Kimco Realty owns and operates North America’s largest portfolio of neighborhood and community shopping centers. The company has been a publicly traded REIT since 1991 and has specialized in shopping center acquisition, development and management for more than 50 years. 

Teichman discussed the company’s recent sustainability efforts as well as how sustainability initiatives in the retail sector differ from others.

“The biggest factor that differentiates retail is the landlord-tenant relationship in the triple net lease sector. When you look at a typical shopping center environment, about 85 percent of the energy use takes place inside the building and the other 15 percent is driven by the common area,” he said. “So, in order to pursue those opportunities in energy efficiency, it requires breaking down some of those traditional barriers between landlords and tenants and finding ways to do projects that mutually benefit both parties.”

When it comes to cost savings, Teichman said energy savings opportunities are plentiful. The real challenge involves finding models to invest in and recovering those expenses. Additionally, he discussed promotion efforts.

“As a company we’re very active in promoting what we’re doing in the company and corporate responsibility space. We have taken some initial efforts in the early years to respond directly to investors’ questions through forums such as the carbon disclosure project and the real estate sustainable benchmarks. Those were two early efforts to put some information out there,” he said. 

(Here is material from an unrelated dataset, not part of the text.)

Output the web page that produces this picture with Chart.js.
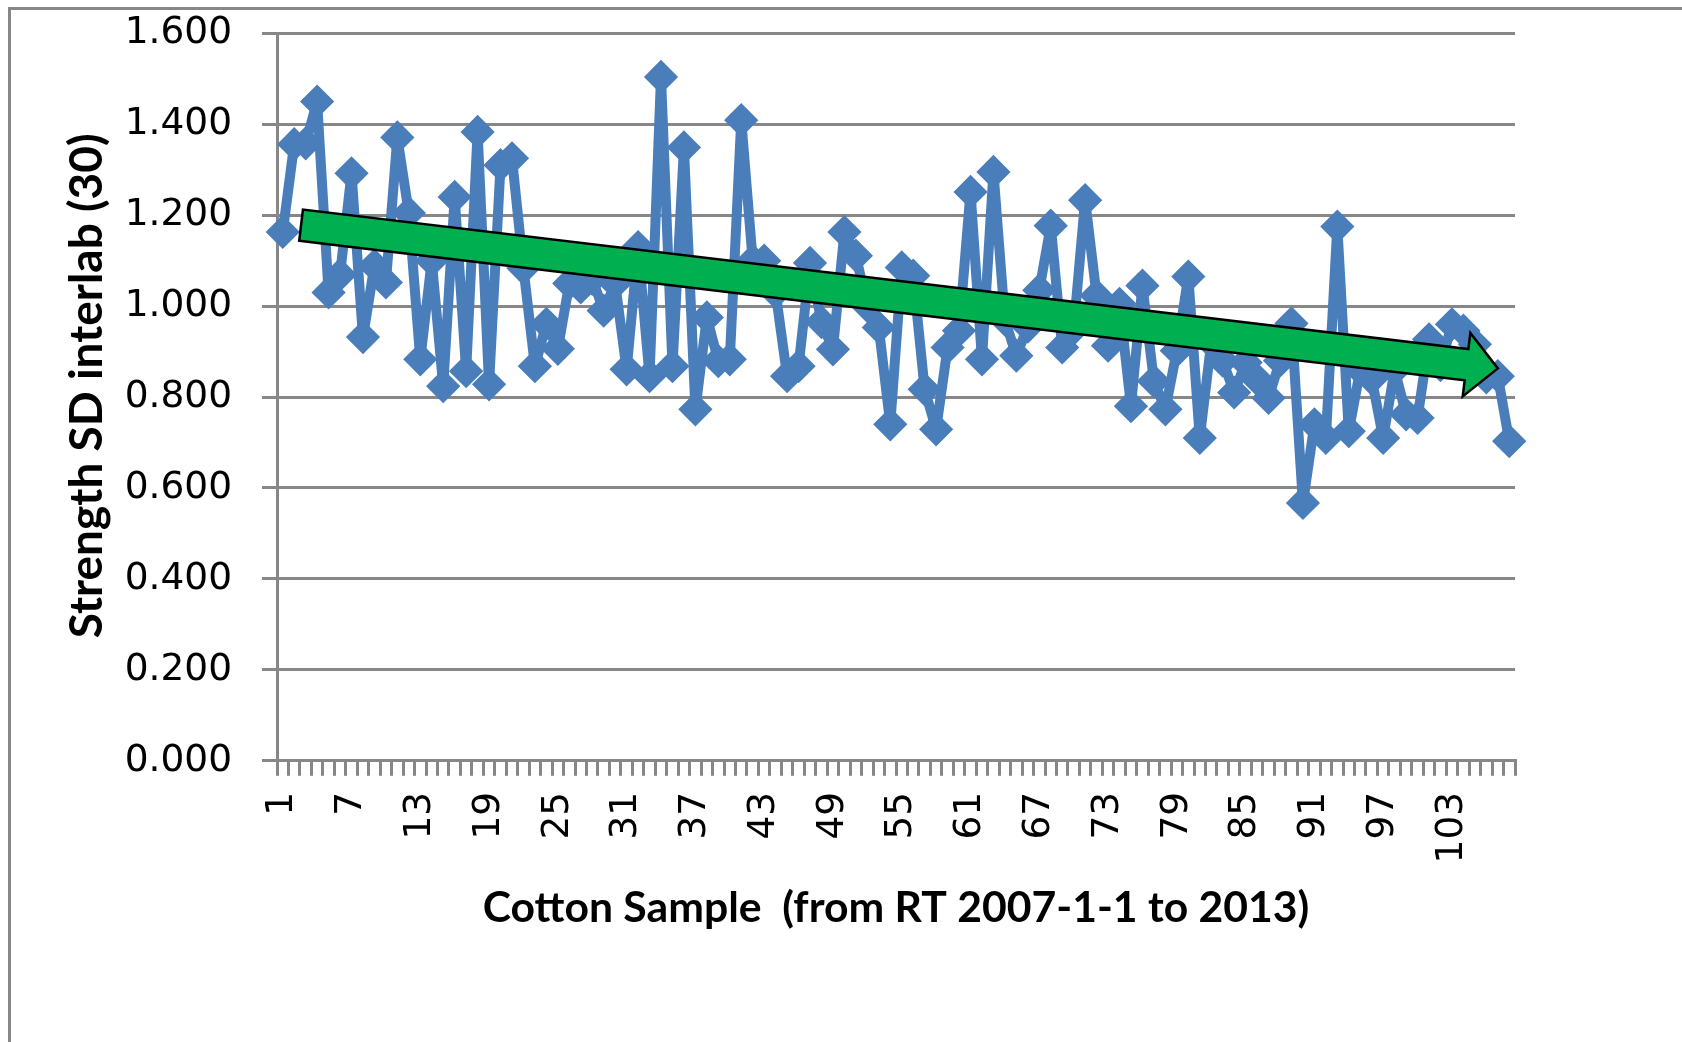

Since then, Teichman said Kimco decided to take its promotional efforts a step further and start to produce a more comprehensive Global Reporting Initiative-based corporate responsibility report. The report will be published for investors for the first time in 2014. 

He also discussed the company’s solar energy program.

“It so strongly addresses the landlord-tenant collaboration issues that we feel are the biggest driver of sustainability of energy outcome in properties,” he said. “Solar energy in a nutshell involves the landlord providing access to the roof space to deploy a solar array, which supplies energy a tenant.”